The generation of random prime numbers is based on the Lim and Lee
algorithm to create practically save primes.^{1}
This algorithm creates a pool of smaller primes, select a few of them
to create candidate primes of the form 2 * p_0 * p_1 * ... * p_n
+ 1, tests the candidate for primality and permutates the pool until
a prime has been found. It is possible to clamp one of the small
primes to a certain size to help DSA style algorithms. Because most
of the small primes in the pool are not used for the resulting prime
number, they are saved for later use (see `save_pool_prime`

and
`get_pool_prime`

in `cipher/primegen.c`). The prime
generator optionally supports the finding of an appropriate generator.

The primality test works in three steps:

- The standard sieve algorithm using the primes up to 4999 is used as a quick first check.
- A Fermat test filters out almost all non-primes.
- A 5 round Rabin-Miller test is finally used. The first round uses a witness of 2, whereas the next rounds use a random witness.

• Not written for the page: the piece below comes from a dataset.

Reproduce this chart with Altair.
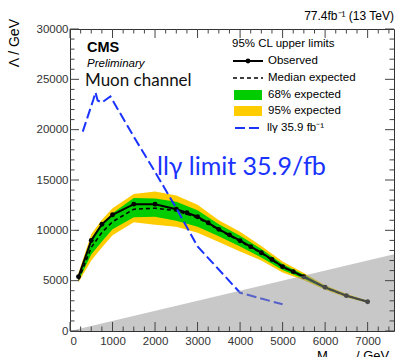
import altair as alt
import pandas as pd

# ---------------- data ----------------
obs_mass = [200, 500, 750, 1000, 1500, 2000, 2500, 2750, 3000, 3250, 3500, 3750, 4000,
            4250, 4500, 4750, 5000, 5250, 5500, 6000, 6500, 7000]
observed = [5400, 9000, 10600, 11550, 12600, 12600, 12100, 11750, 11350, 10750, 10100, 9550, 8970,
            8380, 7780, 7100, 6390, 5900, 5390, 4340, 3510, 2910]

band_mass = [200, 500, 750, 1000, 1500, 2000, 2500, 3000, 3500, 4000, 4500, 5000, 5500, 6000, 6500, 7000]
median = [5100, 8300, 9800, 10850, 12100, 12200, 11950, 11250, 10050, 8900, 7750, 6350, 5380, 4320, 3500, 2900]
lo68 = [5000, 7600, 8900, 10100, 11300, 11350, 10950, 10350, 9400, 8400, 7300, 6050, 5200, 4200, 3420, 2840]
hi68 = [5450, 9200, 10700, 11700, 13200, 13150, 12850, 12000, 10600, 9450, 8150, 6650, 5600, 4450, 3600, 2970]
lo95 = [4850, 7000, 8300, 9500, 10800, 10550, 10350, 9750, 8850, 7900, 7000, 5800, 5050, 4100, 3330, 2780]
hi95 = [5750, 9600, 11050, 12200, 13600, 13850, 13450, 12550, 11000, 9850, 8450, 6900, 5750, 4550, 3700, 3030]

llg_mass = [300, 550, 600, 650, 750, 950, 1500, 2000, 2500, 3000, 4000, 5000]
llg_lambda = [19800, 23000, 23700, 22900, 22700, 23300, 19300, 15800, 12200, 8400, 3800, 2650]

excl_mass = [0, 7620]
excl_lambda = [0, 7620]

x_major = [0, 1000, 2000, 3000, 4000, 5000, 6000, 7000]
x_minor = [250, 500, 750, 1250, 1500, 1750, 2250, 2500, 2750, 3250, 3500, 3750, 4250, 4500,
           4750, 5250, 5500, 5750, 6250, 6500, 6750, 7250, 7500]
y_major = [0, 5000, 10000, 15000, 20000, 25000, 30000]
y_minor = [1000, 2000, 3000, 4000, 6000, 7000, 8000, 9000, 11000, 12000, 13000, 14000, 16000,
           17000, 18000, 19000, 21000, 22000, 23000, 24000, 26000, 27000, 28000, 29000]

# ---------------- geometry ----------------
W, H = 324, 302
L, T = 70, 29
FONT = "Liberation Sans"

xs = alt.Scale(domain=[0, 7620], nice=False, zero=False)
ys = alt.Scale(domain=[0, 30000], nice=False)

AX = alt.Axis(values=x_major, title=None, domain=False, ticks=False, grid=False,
              labelFontSize=11.5, labelFont=FONT, labelColor="#333",
              labelPadding=4, format="d")
AY = alt.Axis(values=y_major, title=None, domain=False, ticks=False, grid=False,
              labelFontSize=11.5, labelFont=FONT, labelColor="#333",
              labelPadding=2, format="d")

obs_df = pd.DataFrame({"m": obs_mass, "v": observed})
band_df = pd.DataFrame({"m": band_mass, "med": median, "lo68": lo68, "hi68": hi68,
                        "lo95": lo95, "hi95": hi95})
llg_df = pd.DataFrame({"m": llg_mass, "v": llg_lambda})
excl_df = pd.DataFrame({"m": excl_mass, "v": excl_lambda})
dummy = pd.DataFrame({"d": [0]})

X = lambda f: alt.X(f, type="quantitative", scale=xs, axis=AX)
Y = lambda f: alt.Y(f, type="quantitative", scale=ys, axis=AY)

band95 = alt.Chart(band_df).mark_area(color="#ffcc00", clip=True).encode(
    x=X("m"), y=Y("lo95"), y2="hi95:Q")
band68 = alt.Chart(band_df).mark_area(color="#00cc00", clip=True).encode(
    x=X("m"), y=Y("lo68"), y2="hi68:Q")
med = alt.Chart(band_df).mark_line(color="black", strokeDash=[4, 3], strokeWidth=1.6, clip=True).encode(
    x=X("m"), y=Y("med"))
obs_line = alt.Chart(obs_df).mark_line(color="black", strokeWidth=2, clip=True).encode(
    x=X("m"), y=Y("v"))
obs_pts = alt.Chart(obs_df).mark_point(color="black", filled=True, size=24, opacity=1, clip=True).encode(
    x=X("m"), y=Y("v"))
llg = alt.Chart(llg_df).mark_line(color="#1a33ff", strokeDash=[10, 4], strokeWidth=2, clip=True).encode(
    x=X("m"), y=Y("v"))
excl = alt.Chart(excl_df).mark_area(color="#929292", opacity=0.5, clip=True).encode(
    x=X("m"), y=Y("v"))

# ---------------- inward ticks ----------------
def xticks(vals, length):
    d = pd.DataFrame({"t": vals})
    bot = alt.Chart(d).mark_rule(color="#444", strokeWidth=1).encode(
        x=X("t"), y=alt.value(H), y2=alt.value(H - length))
    top = alt.Chart(d).mark_rule(color="#444", strokeWidth=1).encode(
        x=X("t"), y=alt.value(0), y2=alt.value(length))
    return [bot, top]

def yticks(vals, length):
    d = pd.DataFrame({"t": vals})
    left = alt.Chart(d).mark_rule(color="#444", strokeWidth=1).encode(
        y=Y("t"), x=alt.value(0), x2=alt.value(length))
    right = alt.Chart(d).mark_rule(color="#444", strokeWidth=1).encode(
        y=Y("t"), x=alt.value(W), x2=alt.value(W - length))
    return [left, right]

ticks = xticks(x_major, 9) + xticks(x_minor, 4.5) + yticks(y_major, 9) + yticks(y_minor, 4.5)

# ---------------- texts ----------------
def txt(s, x, y, size, color="black", font=FONT, align="left", baseline="middle",
        angle=0, weight="normal", style="normal"):
    return alt.Chart(dummy).mark_text(
        text=s, align=align, baseline=baseline, fontSize=size, font=font, color=color,
        angle=angle, fontWeight=weight, fontStyle=style).encode(
        x=alt.value(x - L), y=alt.value(y - T))

texts = [
    txt("77.4fb⁻¹ (13 TeV)", 394, 16, 12, align="right"),
    txt("CMS", 87, 48, 14.5, weight="bold"),
    txt("Preliminary", 87, 64, 11.5, style="italic"),
    txt("Muon channel", 85, 81, 17, color="#111", font="Lato"),
    txt("llγ limit 35.9/fb", 157, 167, 25, color="#1a33ff", font="Lato"),
    txt("Λ / GeV", 15, 19, 14, align="right", angle=270),
    txt("M", 317, 350, 13, baseline="top"),
    txt("μ*", 328, 356, 9, baseline="top"),
    txt("/ GeV", 356, 350, 13, baseline="top"),
    # legend
    txt("95% CL upper limits", 232, 44, 11.5),
    txt("Observed", 268, 61, 11.5),
    txt("Median expected", 268, 78, 11.5),
    txt("68% expected", 268, 95, 11.5),
    txt("95% expected", 268, 111, 11.5),
    txt("llγ 35.9 fb⁻¹", 267, 128, 11.5),
]

def v(x, y):
    return dict(x=alt.value(x - L), y=alt.value(y - T))

leg = [
    alt.Chart(dummy).mark_rule(color="black", strokeWidth=2).encode(
        x=alt.value(233 - L), x2=alt.value(263 - L), y=alt.value(61 - T)),
    alt.Chart(dummy).mark_point(color="black", filled=True, size=24, opacity=1).encode(**v(248, 61)),
    alt.Chart(dummy).mark_rule(color="black", strokeWidth=1.6, strokeDash=[4, 3]).encode(
        x=alt.value(233 - L), x2=alt.value(263 - L), y=alt.value(78 - T)),
    alt.Chart(dummy).mark_rect(color="#00cc00").encode(
        x=alt.value(234 - L), x2=alt.value(262 - L), y=alt.value(90 - T), y2=alt.value(100 - T)),
    alt.Chart(dummy).mark_rect(color="#ffcc00").encode(
        x=alt.value(234 - L), x2=alt.value(262 - L), y=alt.value(106 - T), y2=alt.value(116 - T)),
    alt.Chart(dummy).mark_rule(color="#1a33ff", strokeWidth=2, strokeDash=[10, 4]).encode(
        x=alt.value(235 - L), x2=alt.value(263 - L), y=alt.value(128 - T)),
]

chart = alt.layer(
    band95, band68, med, obs_line, obs_pts, llg, excl, *ticks, *texts, *leg
).properties(
    width=W, height=H,
    autosize=alt.AutoSizeParams(type="none"),
    padding={"left": L, "top": T, "right": 396 - L - W, "bottom": 357 - T - H},
    background="white",
).configure_view(stroke="#333", strokeWidth=1)

chart.save("out.html", embed_options={"renderer": "svg", "actions": False})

To support the generation of RSA and DSA keys in FIPS mode according
to X9.31 and FIPS 186-2, Libgcrypt implements two additional prime
generation functions: `_gcry_derive_x931_prime`

and
`_gcry_generate_fips186_2_prime`

. These functions are internal
and not available through the public API.

[1] Chae Hoon Lim and Pil Joong Lee. A key recovery attack on discrete log-based schemes using a prime order subgroup. In Burton S. Kaliski Jr., editor, Advances in Cryptology: Crypto '97, pages 249-263, Berlin / Heidelberg / New York, 1997. Springer-Verlag. Described on page 260.